_What to produce_
Write out every line of the material as it stands, apart from the pictures.
[Start of Given data]
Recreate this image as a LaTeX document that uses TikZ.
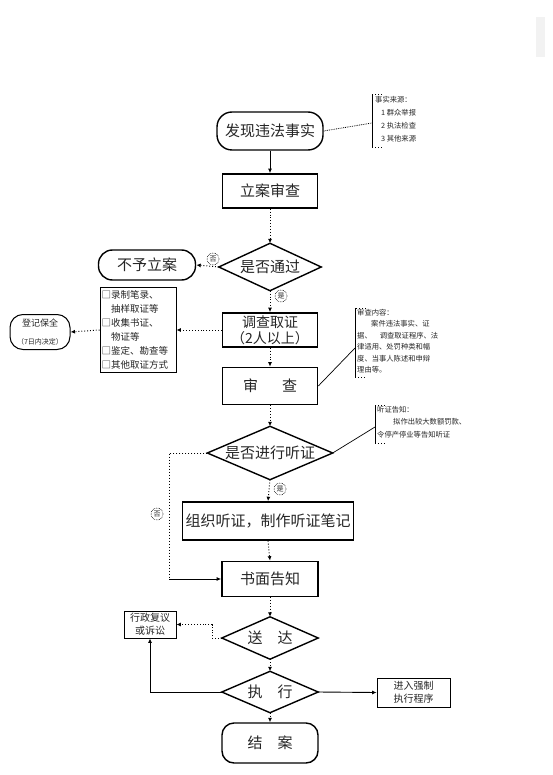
\documentclass[tikz,border=0pt]{standalone}
\usepackage{fontspec}
\newfontfamily\cjk{Noto Sans CJK SC}
\usetikzlibrary{arrows.meta}
\begin{document}
\begin{tikzpicture}[x=1pt,y=-1pt,
 txt/.style={font=\cjk\fontsize{15pt}{18pt}\selectfont, text=black!85},
 mainbox/.style={draw, line width=1.6pt, inner sep=0pt, txt},
 stad/.style={mainbox, line width=1.4pt},
 dia/.style={inner sep=0pt, txt},
 dialine/.style={line width=1.4pt},
 dsh/.style={dotted, line width=1pt},
 arr/.style={-{Latex[length=4.5pt,width=4pt]}, line width=0.9pt},
 lab/.style={circle, draw, densely dotted, line width=0.6pt, inner sep=0pt, minimum size=12pt, font=\cjk\fontsize{7pt}{8pt}\selectfont, text=black!85},
 note/.style={font=\cjk\fontsize{7.3pt}{12pt}\selectfont, align=left, inner sep=0pt, anchor=north west, text=black!85},
 smallbox/.style={draw, line width=0.8pt, inner sep=0pt, align=center, font=\cjk\fontsize{10pt}{13pt}\selectfont, text=black!85},
 thin/.style={line width=0.7pt}
]
\useasboundingbox (0,0) rectangle (553,775);
\fill[white] (0,0) rectangle (553,775);
\fill[black!5] (536,17) rectangle (545,57);

% main column
\node[stad, rounded corners=15pt, minimum width=106pt, minimum height=38pt] (fx) at (270,131) {发现违法事实};
\node[mainbox, minimum width=95pt, minimum height=34pt] (la) at (270,191) {立案审查};
\node[dia, minimum width=102pt, minimum height=47pt] (d1) at (270,267) {是否通过};
\draw[dialine] (d1.north) -- (d1.east) -- (d1.south) -- (d1.west) -- cycle;
\node[stad, rounded corners=14pt, minimum width=97pt, minimum height=30pt] (by) at (147,265) {不予立案};
\node[mainbox, minimum width=95pt, minimum height=34pt, align=center, font=\cjk\fontsize{14pt}{16pt}\selectfont] (dc) at (270,330) {调查取证\\（2人以上）};
\node[mainbox, minimum width=95pt, minimum height=37pt] (sc) at (270,386) {审\hspace{24pt}查};
\node[dia, minimum width=125pt, minimum height=53pt] (d2) at (270,453) {是否进行听证};
\draw[dialine] (d2.north) -- (d2.east) -- (d2.south) -- (d2.west) -- cycle;
\node[mainbox, minimum width=171pt, minimum height=38pt] (zz) at (268,521) {组织听证，制作听证笔记};
\node[mainbox, minimum width=96pt, minimum height=35pt] (sm) at (270,579) {书面告知};
\node[dia, minimum width=96pt, minimum height=42pt] (d3) at (270,638) {送\hspace{15pt}达};
\draw[dialine] (d3.north) -- (d3.east) -- (d3.south) -- (d3.west) -- cycle;
\node[dia, minimum width=96pt, minimum height=41pt] (d4) at (270,692) {执\hspace{15pt}行};
\draw[dialine] (d4.north) -- (d4.east) -- (d4.south) -- (d4.west) -- cycle;
\node[stad, rounded corners=12pt, minimum width=96pt, minimum height=40pt] (ja) at (270,743) {结\hspace{15pt}案};

% side boxes
\node[smallbox, minimum width=76pt, minimum height=85pt, text width=73pt, inner xsep=1.5pt, align=left, font=\cjk\fontsize{9.5pt}{14pt}\selectfont] (lb) at (138,330) {□录制笔录、\\\hspace{9.5pt}抽样取证等\\□收集书证、\\\hspace{9.5pt}物证等\\□鉴定、勘查等\\□其他取证方式};
\node[stad, line width=1pt, rounded corners=13pt, minimum width=60pt, minimum height=35pt, align=center] (dj) at (40,332) {\fontsize{9pt}{11pt}\selectfont 登记保全\\\fontsize{7pt}{10pt}\selectfont （7日内决定）};
\node[smallbox, minimum width=52pt, minimum height=27pt] (xz) at (150,624.5) {行政复议\\或诉讼};
\node[smallbox, minimum width=73pt, minimum height=29pt] (qz) at (413.5,692.5) {进入强制\\执行程序};

% notes
\coordinate (n1) at (372,123);
\draw[dsh] (382,95) -- (372,95);
\draw[thin] (372,95) -- (372,148);
\draw[dsh] (372,148) -- (382,148);
\node[note, font=\cjk\fontsize{7.3pt}{13pt}\selectfont] (t1) at (375,96) {事实来源：\\\hspace{6pt}1 群众举报\\\hspace{6pt}2 执法检查\\\hspace{6pt}3 其他来源};

\coordinate (n2) at (355,348);
\draw[dsh] (366,308) -- (355,308);
\draw[thin] (355,308) -- (355,377);
\draw[dsh] (355,377) -- (366,377);
\node[note, font=\cjk\fontsize{7.3pt}{11.5pt}\selectfont] (t2) at (357,309) {审查内容：\\\hspace{14pt}案件违法事实、证\\据、\hspace{8pt}调查取证程序、法\\律适用、处罚种类和幅\\度、当事人陈述和申辩\\理由等。};

\coordinate (n3) at (375,427);
\draw[dsh] (385,405) -- (375,405);
\draw[thin] (375,405) -- (375,443);
\draw[dsh] (375,443) -- (385,443);
\node[note, font=\cjk\fontsize{7.3pt}{12.5pt}\selectfont] (t3) at (377,406) {听证告知：\\\hspace{16pt}拟作出较大数额罚款、\\令停产停业等告知听证};

\draw[densely dotted, line width=0.8pt] (fx.east) -- (n1);
\draw[thin] (sc.east) -- (n2);
\draw[thin] (d2.east) -- (n3);

% connectors
\draw[arr] (fx.south) -- (la.north);
\draw[arr, dsh] (la.south) -- (d1.north);
\draw[arr, dsh] (d1.west) -- (by.east);
\node[lab] (l1) at (213,259) {否};
\draw[arr, dsh] (d1.south) -- (dc.north);
\node[lab] (l2) at (281,296) {是};
\draw[arr, dsh] (dc.west) -- (lb.east);
\draw[arr, dsh] (lb.west) -- (dj.east);
\draw[arr, dsh] (dc.south) -- (sc.north);
\draw[arr, dsh] (sc.south) -- (d2.north);
\draw[arr, dsh] (d2.south) -- (zz.north);
\node[lab] (l3) at (280,489) {是};
\draw[arr, dsh] (zz.south) -- (sm.north);
\coordinate (c1) at (169,579);
\draw[dsh] (d2.west) -| (c1);
\draw[arr] (c1) -- (sm.west);
\node[lab] (l4) at (157,514) {否};
\draw[arr, dsh] (sm.south) -- (d3.north);
\coordinate (c2) at (212,638);
\draw[arr, dsh] (d3.west) -- (c2) |- (xz.east);
\draw[arr, dsh] (d3.south) -- (d4.north);
\draw[arr] (d4.west) -| (xz.south);
\draw[arr] (d4.east) -- (qz.west);
\draw[arr, dsh] (d4.south) -- (ja.north);
\end{tikzpicture}
\end{document}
[End of Given data]
_Response below_
Recreate this image as a LaTeX document that uses TikZ.
\documentclass[tikz,border=0pt]{standalone}
\usepackage{fontspec}
\newfontfamily\cjk{Noto Sans CJK SC}
\usetikzlibrary{arrows.meta}
\begin{document}
\begin{tikzpicture}[x=1pt,y=-1pt,
 txt/.style={font=\cjk\fontsize{15pt}{18pt}\selectfont, text=black!85},
 mainbox/.style={draw, line width=1.6pt, inner sep=0pt, txt},
 stad/.style={mainbox, line width=1.4pt},
 dia/.style={inner sep=0pt, txt},
 dialine/.style={line width=1.4pt},
 dsh/.style={dotted, line width=1pt},
 arr/.style={-{Latex[length=4.5pt,width=4pt]}, line width=0.9pt},
 lab/.style={circle, draw, densely dotted, line width=0.6pt, inner sep=0pt, minimum size=12pt, font=\cjk\fontsize{7pt}{8pt}\selectfont, text=black!85},
 note/.style={font=\cjk\fontsize{7.3pt}{12pt}\selectfont, align=left, inner sep=0pt, anchor=north west, text=black!85},
 smallbox/.style={draw, line width=0.8pt, inner sep=0pt, align=center, font=\cjk\fontsize{10pt}{13pt}\selectfont, text=black!85},
 thin/.style={line width=0.7pt}
]
\useasboundingbox (0,0) rectangle (553,775);
\fill[white] (0,0) rectangle (553,775);
\fill[black!5] (536,17) rectangle (545,57);

% main column
\node[stad, rounded corners=15pt, minimum width=106pt, minimum height=38pt] (fx) at (270,131) {发现违法事实};
\node[mainbox, minimum width=95pt, minimum height=34pt] (la) at (270,191) {立案审查};
\node[dia, minimum width=102pt, minimum height=47pt] (d1) at (270,267) {是否通过};
\draw[dialine] (d1.north) -- (d1.east) -- (d1.south) -- (d1.west) -- cycle;
\node[stad, rounded corners=14pt, minimum width=97pt, minimum height=30pt] (by) at (147,265) {不予立案};
\node[mainbox, minimum width=95pt, minimum height=34pt, align=center, font=\cjk\fontsize{14pt}{16pt}\selectfont] (dc) at (270,330) {调查取证\\（2人以上）};
\node[mainbox, minimum width=95pt, minimum height=37pt] (sc) at (270,386) {审\hspace{24pt}查};
\node[dia, minimum width=125pt, minimum height=53pt] (d2) at (270,453) {是否进行听证};
\draw[dialine] (d2.north) -- (d2.east) -- (d2.south) -- (d2.west) -- cycle;
\node[mainbox, minimum width=171pt, minimum height=38pt] (zz) at (268,521) {组织听证，制作听证笔记};
\node[mainbox, minimum width=96pt, minimum height=35pt] (sm) at (270,579) {书面告知};
\node[dia, minimum width=96pt, minimum height=42pt] (d3) at (270,638) {送\hspace{15pt}达};
\draw[dialine] (d3.north) -- (d3.east) -- (d3.south) -- (d3.west) -- cycle;
\node[dia, minimum width=96pt, minimum height=41pt] (d4) at (270,692) {执\hspace{15pt}行};
\draw[dialine] (d4.north) -- (d4.east) -- (d4.south) -- (d4.west) -- cycle;
\node[stad, rounded corners=12pt, minimum width=96pt, minimum height=40pt] (ja) at (270,743) {结\hspace{15pt}案};

% side boxes
\node[smallbox, minimum width=76pt, minimum height=85pt, text width=73pt, inner xsep=1.5pt, align=left, font=\cjk\fontsize{9.5pt}{14pt}\selectfont] (lb) at (138,330) {□录制笔录、\\\hspace{9.5pt}抽样取证等\\□收集书证、\\\hspace{9.5pt}物证等\\□鉴定、勘查等\\□其他取证方式};
\node[stad, line width=1pt, rounded corners=13pt, minimum width=60pt, minimum height=35pt, align=center] (dj) at (40,332) {\fontsize{9pt}{11pt}\selectfont 登记保全\\\fontsize{7pt}{10pt}\selectfont （7日内决定）};
\node[smallbox, minimum width=52pt, minimum height=27pt] (xz) at (150,624.5) {行政复议\\或诉讼};
\node[smallbox, minimum width=73pt, minimum height=29pt] (qz) at (413.5,692.5) {进入强制\\执行程序};

% notes
\coordinate (n1) at (372,123);
\draw[dsh] (382,95) -- (372,95);
\draw[thin] (372,95) -- (372,148);
\draw[dsh] (372,148) -- (382,148);
\node[note, font=\cjk\fontsize{7.3pt}{13pt}\selectfont] (t1) at (375,96) {事实来源：\\\hspace{6pt}1 群众举报\\\hspace{6pt}2 执法检查\\\hspace{6pt}3 其他来源};

\coordinate (n2) at (355,348);
\draw[dsh] (366,308) -- (355,308);
\draw[thin] (355,308) -- (355,377);
\draw[dsh] (355,377) -- (366,377);
\node[note, font=\cjk\fontsize{7.3pt}{11.5pt}\selectfont] (t2) at (357,309) {审查内容：\\\hspace{14pt}案件违法事实、证\\据、\hspace{8pt}调查取证程序、法\\律适用、处罚种类和幅\\度、当事人陈述和申辩\\理由等。};

\coordinate (n3) at (375,427);
\draw[dsh] (385,405) -- (375,405);
\draw[thin] (375,405) -- (375,443);
\draw[dsh] (375,443) -- (385,443);
\node[note, font=\cjk\fontsize{7.3pt}{12.5pt}\selectfont] (t3) at (377,406) {听证告知：\\\hspace{16pt}拟作出较大数额罚款、\\令停产停业等告知听证};

\draw[densely dotted, line width=0.8pt] (fx.east) -- (n1);
\draw[thin] (sc.east) -- (n2);
\draw[thin] (d2.east) -- (n3);

% connectors
\draw[arr] (fx.south) -- (la.north);
\draw[arr, dsh] (la.south) -- (d1.north);
\draw[arr, dsh] (d1.west) -- (by.east);
\node[lab] (l1) at (213,259) {否};
\draw[arr, dsh] (d1.south) -- (dc.north);
\node[lab] (l2) at (281,296) {是};
\draw[arr, dsh] (dc.west) -- (lb.east);
\draw[arr, dsh] (lb.west) -- (dj.east);
\draw[arr, dsh] (dc.south) -- (sc.north);
\draw[arr, dsh] (sc.south) -- (d2.north);
\draw[arr, dsh] (d2.south) -- (zz.north);
\node[lab] (l3) at (280,489) {是};
\draw[arr, dsh] (zz.south) -- (sm.north);
\coordinate (c1) at (169,579);
\draw[dsh] (d2.west) -| (c1);
\draw[arr] (c1) -- (sm.west);
\node[lab] (l4) at (157,514) {否};
\draw[arr, dsh] (sm.south) -- (d3.north);
\coordinate (c2) at (212,638);
\draw[arr, dsh] (d3.west) -- (c2) |- (xz.east);
\draw[arr, dsh] (d3.south) -- (d4.north);
\draw[arr] (d4.west) -| (xz.south);
\draw[arr] (d4.east) -- (qz.west);
\draw[arr, dsh] (d4.south) -- (ja.north);
\end{tikzpicture}
\end{document}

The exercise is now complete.